Exactly retype the lines from the one containing "Emit a Python" through the one containing "pw, ph = W - L - R, H - T - B"; both ends count, pictures do not.

(Rows from a dataset of charts and code)
————————
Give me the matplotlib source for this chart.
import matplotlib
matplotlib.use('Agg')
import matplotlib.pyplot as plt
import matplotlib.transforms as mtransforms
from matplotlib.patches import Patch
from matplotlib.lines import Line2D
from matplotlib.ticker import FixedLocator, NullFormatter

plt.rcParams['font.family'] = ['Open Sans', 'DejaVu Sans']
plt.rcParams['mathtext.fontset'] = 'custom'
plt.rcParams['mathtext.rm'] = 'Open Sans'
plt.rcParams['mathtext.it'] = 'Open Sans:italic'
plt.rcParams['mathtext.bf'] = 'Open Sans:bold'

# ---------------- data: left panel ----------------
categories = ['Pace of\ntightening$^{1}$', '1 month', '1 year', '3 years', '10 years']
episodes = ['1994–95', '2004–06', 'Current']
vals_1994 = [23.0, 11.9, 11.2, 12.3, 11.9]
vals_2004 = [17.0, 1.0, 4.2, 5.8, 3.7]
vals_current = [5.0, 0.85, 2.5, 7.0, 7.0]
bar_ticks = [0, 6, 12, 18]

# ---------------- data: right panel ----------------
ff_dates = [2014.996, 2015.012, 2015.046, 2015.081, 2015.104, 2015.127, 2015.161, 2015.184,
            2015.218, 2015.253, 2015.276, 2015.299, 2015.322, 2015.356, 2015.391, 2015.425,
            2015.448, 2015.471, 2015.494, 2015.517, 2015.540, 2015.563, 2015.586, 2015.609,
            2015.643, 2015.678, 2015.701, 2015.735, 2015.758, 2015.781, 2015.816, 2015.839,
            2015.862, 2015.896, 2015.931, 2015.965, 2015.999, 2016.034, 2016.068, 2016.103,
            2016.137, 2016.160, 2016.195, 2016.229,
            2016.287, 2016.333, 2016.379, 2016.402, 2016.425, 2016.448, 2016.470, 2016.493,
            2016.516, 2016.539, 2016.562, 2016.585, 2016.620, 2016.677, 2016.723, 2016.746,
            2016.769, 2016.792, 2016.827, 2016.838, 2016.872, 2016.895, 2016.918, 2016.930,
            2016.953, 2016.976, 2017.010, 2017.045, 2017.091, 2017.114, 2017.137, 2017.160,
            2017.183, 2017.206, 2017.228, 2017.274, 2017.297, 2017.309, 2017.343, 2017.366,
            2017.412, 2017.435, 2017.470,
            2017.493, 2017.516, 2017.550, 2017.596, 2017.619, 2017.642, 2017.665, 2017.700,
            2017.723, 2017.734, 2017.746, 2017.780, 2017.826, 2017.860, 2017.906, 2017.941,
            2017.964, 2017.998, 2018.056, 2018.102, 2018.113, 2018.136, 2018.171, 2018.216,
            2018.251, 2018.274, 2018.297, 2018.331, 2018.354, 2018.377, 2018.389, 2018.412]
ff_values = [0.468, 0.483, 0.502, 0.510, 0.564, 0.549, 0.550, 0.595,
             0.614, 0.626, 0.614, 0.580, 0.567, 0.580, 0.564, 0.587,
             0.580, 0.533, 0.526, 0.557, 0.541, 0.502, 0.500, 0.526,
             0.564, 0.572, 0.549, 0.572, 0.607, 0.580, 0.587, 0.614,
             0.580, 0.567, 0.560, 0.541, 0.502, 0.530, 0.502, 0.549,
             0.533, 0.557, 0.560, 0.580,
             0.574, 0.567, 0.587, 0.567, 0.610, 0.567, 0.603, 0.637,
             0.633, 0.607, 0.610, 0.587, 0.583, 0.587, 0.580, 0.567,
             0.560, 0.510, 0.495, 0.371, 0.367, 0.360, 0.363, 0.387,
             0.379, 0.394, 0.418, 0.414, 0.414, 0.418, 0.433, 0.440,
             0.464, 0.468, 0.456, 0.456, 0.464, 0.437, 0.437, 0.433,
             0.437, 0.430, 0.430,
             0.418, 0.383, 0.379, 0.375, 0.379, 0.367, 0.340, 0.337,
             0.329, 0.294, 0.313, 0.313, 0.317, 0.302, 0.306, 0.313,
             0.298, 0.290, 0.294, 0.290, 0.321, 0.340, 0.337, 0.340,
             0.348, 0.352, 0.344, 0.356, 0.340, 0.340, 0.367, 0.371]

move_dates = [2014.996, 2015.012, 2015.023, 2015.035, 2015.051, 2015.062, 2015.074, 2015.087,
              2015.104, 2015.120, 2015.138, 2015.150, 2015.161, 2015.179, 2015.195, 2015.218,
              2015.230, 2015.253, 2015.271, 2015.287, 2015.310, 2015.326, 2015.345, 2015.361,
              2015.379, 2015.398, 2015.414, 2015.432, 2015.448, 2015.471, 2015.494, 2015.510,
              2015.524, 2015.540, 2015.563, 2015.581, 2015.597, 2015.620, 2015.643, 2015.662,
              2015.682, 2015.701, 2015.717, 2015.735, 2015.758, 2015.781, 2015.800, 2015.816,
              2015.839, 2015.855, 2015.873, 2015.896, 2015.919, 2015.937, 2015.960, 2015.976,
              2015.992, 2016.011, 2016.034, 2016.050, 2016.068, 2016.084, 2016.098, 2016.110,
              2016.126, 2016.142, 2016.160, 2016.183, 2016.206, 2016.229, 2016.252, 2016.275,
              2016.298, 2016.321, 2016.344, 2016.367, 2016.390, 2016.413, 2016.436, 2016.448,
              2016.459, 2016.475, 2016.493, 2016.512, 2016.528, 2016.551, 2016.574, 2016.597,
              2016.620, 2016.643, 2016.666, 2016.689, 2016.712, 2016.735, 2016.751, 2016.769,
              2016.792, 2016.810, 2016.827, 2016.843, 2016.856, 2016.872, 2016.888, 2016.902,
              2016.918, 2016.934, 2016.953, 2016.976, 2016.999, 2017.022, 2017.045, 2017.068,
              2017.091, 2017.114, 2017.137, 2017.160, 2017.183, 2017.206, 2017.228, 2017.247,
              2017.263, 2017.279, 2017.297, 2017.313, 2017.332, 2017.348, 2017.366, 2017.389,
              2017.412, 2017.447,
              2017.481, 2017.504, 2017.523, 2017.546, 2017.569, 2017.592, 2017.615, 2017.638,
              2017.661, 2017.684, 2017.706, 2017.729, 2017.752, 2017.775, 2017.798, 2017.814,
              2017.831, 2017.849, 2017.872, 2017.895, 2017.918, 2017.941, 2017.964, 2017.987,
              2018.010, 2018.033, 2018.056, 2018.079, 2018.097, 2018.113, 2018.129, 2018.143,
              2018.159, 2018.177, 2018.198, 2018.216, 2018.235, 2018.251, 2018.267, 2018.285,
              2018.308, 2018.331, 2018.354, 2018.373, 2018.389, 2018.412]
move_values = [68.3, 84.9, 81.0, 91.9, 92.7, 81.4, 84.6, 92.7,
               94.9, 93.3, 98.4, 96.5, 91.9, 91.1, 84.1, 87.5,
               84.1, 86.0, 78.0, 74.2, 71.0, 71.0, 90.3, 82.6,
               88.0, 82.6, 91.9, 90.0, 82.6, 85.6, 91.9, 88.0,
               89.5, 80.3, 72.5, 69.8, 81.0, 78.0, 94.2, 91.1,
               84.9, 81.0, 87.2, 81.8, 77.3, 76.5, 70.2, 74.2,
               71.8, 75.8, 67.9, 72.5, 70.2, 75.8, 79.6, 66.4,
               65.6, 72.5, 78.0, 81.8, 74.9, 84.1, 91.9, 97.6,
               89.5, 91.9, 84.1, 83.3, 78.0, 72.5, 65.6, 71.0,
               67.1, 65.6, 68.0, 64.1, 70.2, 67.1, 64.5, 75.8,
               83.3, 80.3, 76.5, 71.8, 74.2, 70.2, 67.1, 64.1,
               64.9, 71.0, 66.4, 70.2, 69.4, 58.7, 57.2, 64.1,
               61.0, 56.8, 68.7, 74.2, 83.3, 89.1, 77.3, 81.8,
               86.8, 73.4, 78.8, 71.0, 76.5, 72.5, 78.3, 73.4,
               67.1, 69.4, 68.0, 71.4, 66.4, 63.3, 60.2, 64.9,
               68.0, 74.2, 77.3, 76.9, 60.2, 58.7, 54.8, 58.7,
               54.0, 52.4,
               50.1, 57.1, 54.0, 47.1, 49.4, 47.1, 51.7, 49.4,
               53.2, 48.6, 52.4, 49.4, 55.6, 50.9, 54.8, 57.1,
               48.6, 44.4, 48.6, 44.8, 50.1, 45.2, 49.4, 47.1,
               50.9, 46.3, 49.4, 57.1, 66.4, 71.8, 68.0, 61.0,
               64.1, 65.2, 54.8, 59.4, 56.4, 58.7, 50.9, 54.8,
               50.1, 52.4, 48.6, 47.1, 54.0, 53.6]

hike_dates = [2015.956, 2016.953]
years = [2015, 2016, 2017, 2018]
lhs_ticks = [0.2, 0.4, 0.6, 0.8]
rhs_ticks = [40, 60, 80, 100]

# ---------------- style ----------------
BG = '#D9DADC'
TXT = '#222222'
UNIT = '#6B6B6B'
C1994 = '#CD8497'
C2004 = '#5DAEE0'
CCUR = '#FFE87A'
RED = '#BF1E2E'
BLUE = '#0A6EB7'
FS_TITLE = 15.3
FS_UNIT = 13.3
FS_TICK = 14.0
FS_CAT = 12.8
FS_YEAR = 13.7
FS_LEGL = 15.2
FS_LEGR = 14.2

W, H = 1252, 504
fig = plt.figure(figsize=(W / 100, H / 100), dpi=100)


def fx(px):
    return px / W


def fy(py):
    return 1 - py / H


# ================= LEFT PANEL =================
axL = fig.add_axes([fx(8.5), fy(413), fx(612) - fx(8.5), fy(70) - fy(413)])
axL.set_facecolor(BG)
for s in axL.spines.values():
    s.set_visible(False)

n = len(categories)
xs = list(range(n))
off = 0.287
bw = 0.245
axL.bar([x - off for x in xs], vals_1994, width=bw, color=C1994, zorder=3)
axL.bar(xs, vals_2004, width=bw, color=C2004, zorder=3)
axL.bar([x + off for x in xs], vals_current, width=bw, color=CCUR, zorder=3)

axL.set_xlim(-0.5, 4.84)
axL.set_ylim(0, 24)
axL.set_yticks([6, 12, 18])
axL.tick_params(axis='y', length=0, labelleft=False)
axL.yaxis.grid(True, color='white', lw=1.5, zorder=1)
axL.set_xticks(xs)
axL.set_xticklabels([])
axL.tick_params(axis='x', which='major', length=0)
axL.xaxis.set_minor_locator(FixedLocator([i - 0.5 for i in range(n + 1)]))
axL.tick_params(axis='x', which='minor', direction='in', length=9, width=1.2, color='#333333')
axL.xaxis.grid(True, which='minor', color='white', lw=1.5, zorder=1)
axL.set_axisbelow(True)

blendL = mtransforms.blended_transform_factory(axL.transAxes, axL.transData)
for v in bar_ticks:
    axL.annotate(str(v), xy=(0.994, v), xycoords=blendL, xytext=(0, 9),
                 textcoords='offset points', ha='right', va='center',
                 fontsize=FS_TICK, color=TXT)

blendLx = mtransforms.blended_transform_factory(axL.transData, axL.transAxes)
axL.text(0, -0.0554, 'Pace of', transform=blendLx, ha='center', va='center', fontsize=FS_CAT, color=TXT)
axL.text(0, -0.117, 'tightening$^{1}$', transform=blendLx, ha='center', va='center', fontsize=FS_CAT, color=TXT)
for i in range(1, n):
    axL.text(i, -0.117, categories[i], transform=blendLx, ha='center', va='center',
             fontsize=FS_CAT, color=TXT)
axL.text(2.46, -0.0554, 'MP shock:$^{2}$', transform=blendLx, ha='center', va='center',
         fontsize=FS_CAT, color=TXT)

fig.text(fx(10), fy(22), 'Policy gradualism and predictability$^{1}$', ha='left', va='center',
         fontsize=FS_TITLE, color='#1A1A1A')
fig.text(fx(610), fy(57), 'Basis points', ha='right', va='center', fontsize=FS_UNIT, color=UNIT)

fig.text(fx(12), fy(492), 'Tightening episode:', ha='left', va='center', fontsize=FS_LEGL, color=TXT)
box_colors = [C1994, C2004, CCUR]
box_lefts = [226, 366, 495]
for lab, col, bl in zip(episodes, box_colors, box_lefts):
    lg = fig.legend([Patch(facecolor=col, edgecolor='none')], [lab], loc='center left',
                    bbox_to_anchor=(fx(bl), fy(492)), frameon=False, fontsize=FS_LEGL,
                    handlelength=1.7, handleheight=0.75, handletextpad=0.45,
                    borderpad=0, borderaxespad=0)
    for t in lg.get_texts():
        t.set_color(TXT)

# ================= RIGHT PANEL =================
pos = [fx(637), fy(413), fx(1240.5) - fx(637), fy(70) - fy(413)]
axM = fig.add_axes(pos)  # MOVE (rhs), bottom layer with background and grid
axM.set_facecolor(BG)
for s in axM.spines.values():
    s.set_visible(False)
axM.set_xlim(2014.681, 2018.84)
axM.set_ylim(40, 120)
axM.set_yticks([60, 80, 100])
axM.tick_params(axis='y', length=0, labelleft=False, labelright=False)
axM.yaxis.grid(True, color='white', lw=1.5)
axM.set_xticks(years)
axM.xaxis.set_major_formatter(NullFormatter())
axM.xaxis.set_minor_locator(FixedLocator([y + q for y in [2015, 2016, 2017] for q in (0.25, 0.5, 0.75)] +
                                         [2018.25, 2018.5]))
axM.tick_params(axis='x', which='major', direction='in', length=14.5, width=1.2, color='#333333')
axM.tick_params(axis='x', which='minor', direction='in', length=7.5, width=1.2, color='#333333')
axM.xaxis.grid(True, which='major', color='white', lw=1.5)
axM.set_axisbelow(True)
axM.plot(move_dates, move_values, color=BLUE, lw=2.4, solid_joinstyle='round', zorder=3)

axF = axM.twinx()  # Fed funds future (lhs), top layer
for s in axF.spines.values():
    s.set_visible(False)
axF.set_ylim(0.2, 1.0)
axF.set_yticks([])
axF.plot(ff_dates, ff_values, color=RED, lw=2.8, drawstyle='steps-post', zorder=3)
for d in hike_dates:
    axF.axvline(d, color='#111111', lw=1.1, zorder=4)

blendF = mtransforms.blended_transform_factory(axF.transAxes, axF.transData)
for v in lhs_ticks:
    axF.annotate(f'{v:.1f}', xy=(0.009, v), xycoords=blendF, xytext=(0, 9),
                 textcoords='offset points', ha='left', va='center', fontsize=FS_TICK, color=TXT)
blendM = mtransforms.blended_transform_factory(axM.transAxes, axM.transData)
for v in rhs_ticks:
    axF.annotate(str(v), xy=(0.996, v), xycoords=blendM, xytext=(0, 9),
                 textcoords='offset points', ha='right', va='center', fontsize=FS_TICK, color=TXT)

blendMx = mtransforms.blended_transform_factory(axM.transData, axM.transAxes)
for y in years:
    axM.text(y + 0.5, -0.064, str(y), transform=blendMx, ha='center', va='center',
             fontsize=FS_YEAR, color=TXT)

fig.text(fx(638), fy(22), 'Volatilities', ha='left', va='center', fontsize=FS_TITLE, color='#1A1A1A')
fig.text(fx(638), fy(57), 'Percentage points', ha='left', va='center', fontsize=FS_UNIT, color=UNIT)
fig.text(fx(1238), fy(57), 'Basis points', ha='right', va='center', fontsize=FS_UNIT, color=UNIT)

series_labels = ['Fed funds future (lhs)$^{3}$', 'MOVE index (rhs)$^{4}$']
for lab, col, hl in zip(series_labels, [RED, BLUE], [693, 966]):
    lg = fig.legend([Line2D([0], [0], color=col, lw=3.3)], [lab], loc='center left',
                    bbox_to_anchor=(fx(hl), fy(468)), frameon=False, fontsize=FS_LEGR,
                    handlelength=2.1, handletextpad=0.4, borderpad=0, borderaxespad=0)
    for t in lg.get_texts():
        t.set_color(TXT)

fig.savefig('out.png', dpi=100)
————————
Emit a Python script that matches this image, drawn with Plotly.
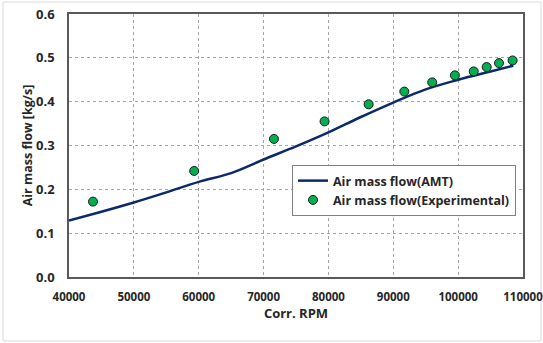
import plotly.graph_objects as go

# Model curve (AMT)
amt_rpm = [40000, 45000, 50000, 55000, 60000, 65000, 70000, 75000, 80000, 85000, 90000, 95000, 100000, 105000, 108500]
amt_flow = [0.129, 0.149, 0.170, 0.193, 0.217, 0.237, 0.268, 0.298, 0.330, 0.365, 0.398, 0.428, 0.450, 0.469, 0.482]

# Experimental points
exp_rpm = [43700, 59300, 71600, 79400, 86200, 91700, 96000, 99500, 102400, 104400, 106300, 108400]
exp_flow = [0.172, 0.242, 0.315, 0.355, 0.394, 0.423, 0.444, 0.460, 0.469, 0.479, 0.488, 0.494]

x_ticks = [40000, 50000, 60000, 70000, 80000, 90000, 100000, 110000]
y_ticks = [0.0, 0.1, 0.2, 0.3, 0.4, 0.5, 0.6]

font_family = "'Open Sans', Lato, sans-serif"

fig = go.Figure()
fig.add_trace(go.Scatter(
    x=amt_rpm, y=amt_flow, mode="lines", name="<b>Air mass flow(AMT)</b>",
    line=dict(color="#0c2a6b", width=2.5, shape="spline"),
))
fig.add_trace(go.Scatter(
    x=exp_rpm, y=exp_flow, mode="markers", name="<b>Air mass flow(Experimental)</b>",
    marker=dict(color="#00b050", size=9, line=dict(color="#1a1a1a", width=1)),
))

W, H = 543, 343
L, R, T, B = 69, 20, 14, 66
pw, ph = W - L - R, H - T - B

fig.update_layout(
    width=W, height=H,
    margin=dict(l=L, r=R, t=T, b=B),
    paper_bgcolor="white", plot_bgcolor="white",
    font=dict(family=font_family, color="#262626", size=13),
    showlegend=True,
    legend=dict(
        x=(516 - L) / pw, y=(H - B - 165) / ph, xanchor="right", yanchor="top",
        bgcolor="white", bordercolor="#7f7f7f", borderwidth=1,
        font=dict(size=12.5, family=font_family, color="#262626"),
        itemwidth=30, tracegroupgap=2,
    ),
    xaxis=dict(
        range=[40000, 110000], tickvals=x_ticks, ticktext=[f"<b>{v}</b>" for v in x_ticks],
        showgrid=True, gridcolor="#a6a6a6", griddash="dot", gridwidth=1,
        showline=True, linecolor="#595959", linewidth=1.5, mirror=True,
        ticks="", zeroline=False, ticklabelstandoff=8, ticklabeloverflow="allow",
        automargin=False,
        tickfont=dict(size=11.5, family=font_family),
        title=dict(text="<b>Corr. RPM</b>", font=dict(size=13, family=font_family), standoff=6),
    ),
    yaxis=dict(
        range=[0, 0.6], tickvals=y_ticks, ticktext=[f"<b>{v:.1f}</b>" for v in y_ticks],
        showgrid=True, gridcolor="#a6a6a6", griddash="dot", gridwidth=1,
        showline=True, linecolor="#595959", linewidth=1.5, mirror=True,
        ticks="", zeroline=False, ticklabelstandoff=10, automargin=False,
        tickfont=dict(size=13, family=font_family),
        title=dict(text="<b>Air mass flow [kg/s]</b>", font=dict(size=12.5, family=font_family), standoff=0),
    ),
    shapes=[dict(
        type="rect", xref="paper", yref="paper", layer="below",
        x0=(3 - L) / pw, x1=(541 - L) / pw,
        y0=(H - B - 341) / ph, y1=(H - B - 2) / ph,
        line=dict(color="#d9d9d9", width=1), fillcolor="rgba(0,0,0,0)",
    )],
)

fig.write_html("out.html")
————————
Result for this exercise:
Emit a Python script that matches this image, drawn with Plotly.
import plotly.graph_objects as go

# Model curve (AMT)
amt_rpm = [40000, 45000, 50000, 55000, 60000, 65000, 70000, 75000, 80000, 85000, 90000, 95000, 100000, 105000, 108500]
amt_flow = [0.129, 0.149, 0.170, 0.193, 0.217, 0.237, 0.268, 0.298, 0.330, 0.365, 0.398, 0.428, 0.450, 0.469, 0.482]

# Experimental points
exp_rpm = [43700, 59300, 71600, 79400, 86200, 91700, 96000, 99500, 102400, 104400, 106300, 108400]
exp_flow = [0.172, 0.242, 0.315, 0.355, 0.394, 0.423, 0.444, 0.460, 0.469, 0.479, 0.488, 0.494]

x_ticks = [40000, 50000, 60000, 70000, 80000, 90000, 100000, 110000]
y_ticks = [0.0, 0.1, 0.2, 0.3, 0.4, 0.5, 0.6]

font_family = "'Open Sans', Lato, sans-serif"

fig = go.Figure()
fig.add_trace(go.Scatter(
    x=amt_rpm, y=amt_flow, mode="lines", name="<b>Air mass flow(AMT)</b>",
    line=dict(color="#0c2a6b", width=2.5, shape="spline"),
))
fig.add_trace(go.Scatter(
    x=exp_rpm, y=exp_flow, mode="markers", name="<b>Air mass flow(Experimental)</b>",
    marker=dict(color="#00b050", size=9, line=dict(color="#1a1a1a", width=1)),
))

W, H = 543, 343
L, R, T, B = 69, 20, 14, 66
pw, ph = W - L - R, H - T - B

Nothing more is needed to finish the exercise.